I hope this article was useful to reflect on how apparently innocuous materials can perpetuate dangerous biases. Had you ever thought about these issues of representation in the materials you use? If so, how have you tackled them? Please let us know in the comments section below!

 

References

Giaschi, P. (2000). ‘Gender positioning in education: A critical image analysis of ESL texts’. TESL Canada Journal 18:32–46. Simon Fraser University Library, Burnaby: PKP Publishing Services Network.

Levine, D. & O’Sullivan, M. (2010). ‘Gender and images in the EFL textbook: Talk a Lot Starter Book, second edition’. The Journal and Proceedings of GALE 3:33–42. Tokyo: Japan Association for Language Teaching Gender Awareness in Language Education Special Interest Group (JALT GALE-SIG).

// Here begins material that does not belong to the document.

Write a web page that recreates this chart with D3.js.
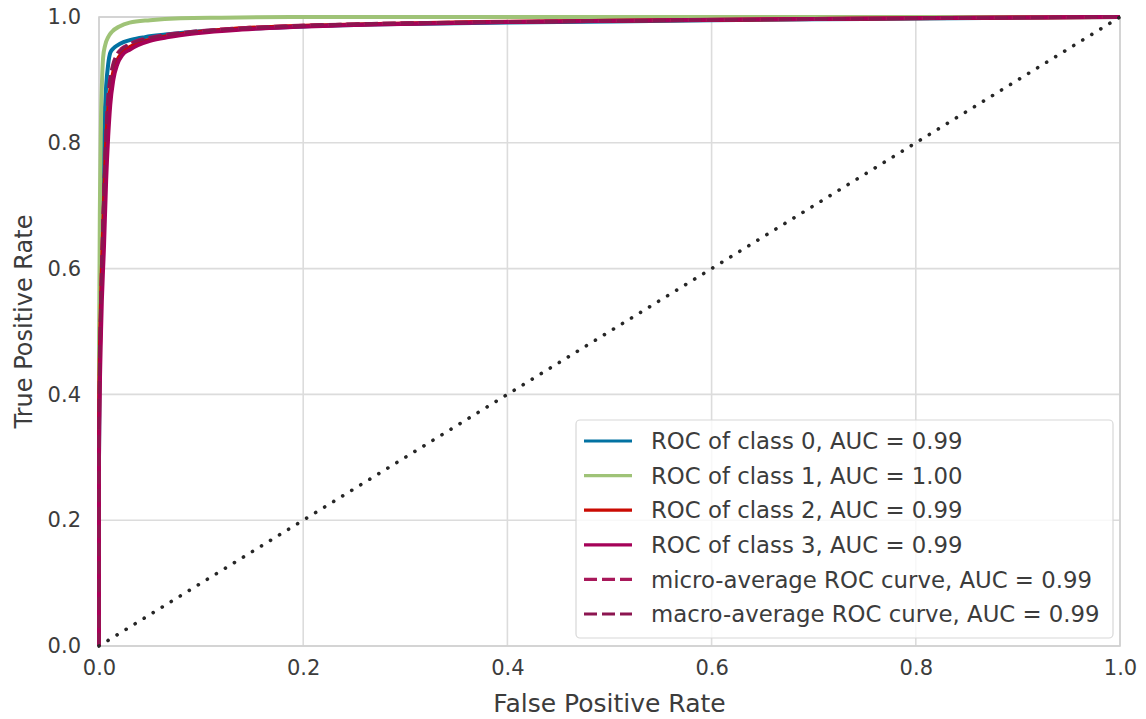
<!DOCTYPE html>
<html>
<head>
<meta charset="utf-8">
<script src="https://cdn.jsdelivr.net/npm/d3@7"></script>
<style>
  html, body { margin: 0; padding: 0; background: #fff; }
  svg { display: block; font-family: "DejaVu Sans", sans-serif; }
</style>
</head>
<body>
<svg id="chart" width="1146" height="719"></svg>
<script>
// ROC curves per class (false positive rate / true positive rate)
const class0Fpr = [0, 0, 0.001, 0.003, 0.005, 0.007, 0.009, 0.011, 0.014, 0.018, 0.024, 0.032, 0.045, 0.065, 0.09, 0.13, 0.2, 0.3, 0.45, 0.6, 0.75, 0.9, 1.0];
const class0Tpr = [0, 0.30, 0.52, 0.70, 0.82, 0.89, 0.925, 0.943, 0.950, 0.955, 0.960, 0.964, 0.968, 0.972, 0.976, 0.980, 0.985, 0.989, 0.992, 0.995, 0.997, 0.999, 1.0];

const class1Fpr = [0, 0, 0.001, 0.002, 0.003, 0.004, 0.006, 0.009, 0.013, 0.02, 0.03, 0.05, 0.08, 0.12, 0.2, 0.35, 1.0];
const class1Tpr = [0, 0.45, 0.72, 0.84, 0.90, 0.935, 0.955, 0.968, 0.977, 0.985, 0.991, 0.995, 0.998, 0.999, 1.0, 1.0, 1.0];

const class2Fpr = [0, 0, 0.002, 0.004, 0.006, 0.008, 0.010, 0.013, 0.017, 0.022, 0.028, 0.036, 0.048, 0.065, 0.09, 0.13, 0.18, 0.25, 0.37, 0.5, 0.65, 0.8, 1.0];
const class2Tpr = [0, 0.35, 0.55, 0.66, 0.76, 0.83, 0.87, 0.905, 0.928, 0.942, 0.950, 0.957, 0.963, 0.969, 0.975, 0.981, 0.985, 0.988, 0.992, 0.994, 0.996, 0.998, 1.0];

const class3Fpr = [0, 0, 0.002, 0.005, 0.007, 0.009, 0.011, 0.014, 0.018, 0.023, 0.030, 0.038, 0.050, 0.068, 0.095, 0.14, 0.19, 0.27, 0.4, 0.55, 0.7, 0.85, 1.0];
const class3Tpr = [0, 0.30, 0.50, 0.64, 0.74, 0.81, 0.86, 0.90, 0.925, 0.940, 0.948, 0.955, 0.962, 0.968, 0.974, 0.980, 0.984, 0.988, 0.992, 0.995, 0.997, 0.999, 1.0];

const microFpr = [0, 0, 0.002, 0.004, 0.006, 0.008, 0.010, 0.013, 0.017, 0.022, 0.028, 0.036, 0.048, 0.065, 0.09, 0.13, 0.18, 0.25, 0.37, 0.5, 0.65, 0.8, 1.0];
const microTpr = [0, 0.36, 0.57, 0.69, 0.79, 0.86, 0.895, 0.922, 0.940, 0.950, 0.956, 0.962, 0.967, 0.972, 0.977, 0.982, 0.986, 0.989, 0.992, 0.994, 0.996, 0.998, 1.0];

const macroFpr = [0, 0, 0.002, 0.004, 0.006, 0.008, 0.010, 0.013, 0.017, 0.022, 0.028, 0.036, 0.048, 0.065, 0.09, 0.13, 0.18, 0.25, 0.37, 0.5, 0.65, 0.8, 1.0];
const macroTpr = [0, 0.35, 0.56, 0.68, 0.78, 0.85, 0.89, 0.918, 0.937, 0.948, 0.955, 0.961, 0.966, 0.971, 0.976, 0.981, 0.985, 0.989, 0.992, 0.994, 0.996, 0.998, 1.0];

const seriesNames = [
  "ROC of class 0, AUC = 0.99",
  "ROC of class 1, AUC = 1.00",
  "ROC of class 2, AUC = 0.99",
  "ROC of class 3, AUC = 0.99",
  "micro-average ROC curve, AUC = 0.99",
  "macro-average ROC curve, AUC = 0.99"
];

const tickValues = [0, 0.2, 0.4, 0.6, 0.8, 1.0];
const diagonal = [[0, 0], [1, 1]];

const seriesColors = ["#0272a2", "#9fc377", "#ca0b03", "#a50258", "#a8185a", "#8c1550"];

const series = [
  { fpr: class0Fpr, tpr: class0Tpr, dashed: false },
  { fpr: class1Fpr, tpr: class1Tpr, dashed: false },
  { fpr: class2Fpr, tpr: class2Tpr, dashed: false },
  { fpr: class3Fpr, tpr: class3Tpr, dashed: false },
  { fpr: microFpr, tpr: microTpr, dashed: true },
  { fpr: macroFpr, tpr: macroTpr, dashed: true }
].map((s, i) => ({ ...s, name: seriesNames[i], color: seriesColors[i],
  points: s.fpr.map((f, j) => [f, s.tpr[j]]) }));

const svg = d3.select("#chart");
const x = d3.scaleLinear().domain([0, 1]).range([99, 1120]);
const y = d3.scaleLinear().domain([0, 1]).range([646, 17]);

const gridColor = "#dcdcdc";
const textColor = "#3c3c3c";

// grid
const grid = svg.append("g");
grid.selectAll(".vg").data(tickValues).join("line")
  .attr("x1", d => x(d)).attr("x2", d => x(d))
  .attr("y1", y(0)).attr("y2", y(1))
  .attr("stroke", gridColor).attr("stroke-width", 1.6);
grid.selectAll(".hg").data(tickValues).join("line")
  .attr("x1", x(0)).attr("x2", x(1))
  .attr("y1", d => y(d)).attr("y2", d => y(d))
  .attr("stroke", gridColor).attr("stroke-width", 1.6);

// frame
svg.append("rect")
  .attr("x", x(0)).attr("y", y(1))
  .attr("width", x(1) - x(0)).attr("height", y(0) - y(1))
  .attr("fill", "none").attr("stroke", "#d0d0d0").attr("stroke-width", 1.6);

// axes (labels only)
const xAxis = svg.append("g").attr("transform", `translate(0,${y(0)})`)
  .call(d3.axisBottom(x).tickValues(tickValues).tickFormat(d3.format(".1f")).tickSize(0).tickPadding(14));
const yAxis = svg.append("g").attr("transform", `translate(${x(0)},0)`)
  .call(d3.axisLeft(y).tickValues(tickValues).tickFormat(d3.format(".1f")).tickSize(0).tickPadding(18));
[xAxis, yAxis].forEach(a => {
  a.select(".domain").remove();
  a.selectAll("text").attr("font-size", 21).attr("fill", textColor)
    .attr("font-family", "DejaVu Sans, sans-serif");
});

// axis titles
svg.append("text")
  .attr("x", (x(0) + x(1)) / 2).attr("y", 712)
  .attr("text-anchor", "middle").attr("font-size", 25).attr("fill", textColor)
  .text("False Positive Rate");
svg.append("text")
  .attr("transform", `translate(32,${(y(0) + y(1)) / 2 - 10}) rotate(-90)`)
  .attr("text-anchor", "middle").attr("font-size", 24).attr("fill", textColor)
  .text("True Positive Rate");

// curves
const dashPattern = "13 5";
const line = d3.line().x(d => x(d[0])).y(d => y(d[1])).curve(d3.curveMonotoneX);
const curves = svg.append("g");
series.forEach(s => {
  curves.append("path")
    .datum(s.points)
    .attr("d", line)
    .attr("fill", "none")
    .attr("stroke", s.color)
    .attr("stroke-width", s.dashed ? 3 : 4)
    .attr("stroke-dasharray", s.dashed ? dashPattern : null)
    .attr("stroke-linejoin", "round");
});

// chance diagonal
svg.append("path")
  .datum(diagonal)
  .attr("d", d3.line().x(d => x(d[0])).y(d => y(d[1])))
  .attr("fill", "none")
  .attr("stroke", "#262626")
  .attr("stroke-width", 3.6)
  .attr("stroke-linecap", "round")
  .attr("stroke-dasharray", "0.1 10.5");

// legend
const lg = svg.append("g");
lg.append("rect")
  .attr("x", 576).attr("y", 420).attr("width", 537).attr("height", 218)
  .attr("rx", 4).attr("fill", "#fff").attr("fill-opacity", 0.8)
  .attr("stroke", "#d8d8d8").attr("stroke-width", 1.2);
const rowY = i => 441 + i * 34.6;
series.forEach((s, i) => {
  lg.append("line")
    .attr("x1", 584).attr("x2", 632)
    .attr("y1", rowY(i)).attr("y2", rowY(i))
    .attr("stroke", s.color).attr("stroke-width", 3.2)
    .attr("stroke-dasharray", s.dashed ? dashPattern : null);
  lg.append("text")
    .attr("x", 651).attr("y", rowY(i)).attr("dy", "0.36em")
    .attr("font-size", 22.8).attr("fill", textColor)
    .text(s.name);
});
</script>
</body>
</html>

Lopriore, L. & Vettorel, P. (2013). ‘Women’s representations in English coursebooks in Italy: A diachronic survey from the 50s to the 80s’. Lingue e Linguaggi 10:137–167. Lecce: ESE, Salento University Publishing.

Richards, C. (2020). ‘Gender and sexuality in English language teaching (ELT) coursebooks: What teachers think’. ELT Research 35:11–12. Faversham: IATEFL Research SIG.

Rippon, G. (2019). The Gendered Brain: The new neuroscience that shatters the myth of the female brain. London: Random House.

Seburn, T. (2021). We can disrupt the heteronormative status quo together. Talk presented at IATEFL International Online Conference 2021.

Symeonidou, E. (2021). Is gender bias an ELT reality? A woman's perspective. Paper presented at IATEFL International Online Conference 2021.

Tajeddin, Z. & Janebi Enayat, M. (2010). ‘Gender representation and stereotyping in ELT textbooks: A critical image analysis’. Journal of Teaching English Language and Literature Society of Iran (TEL) 4 2:51–79. Tehran: TEL Journal.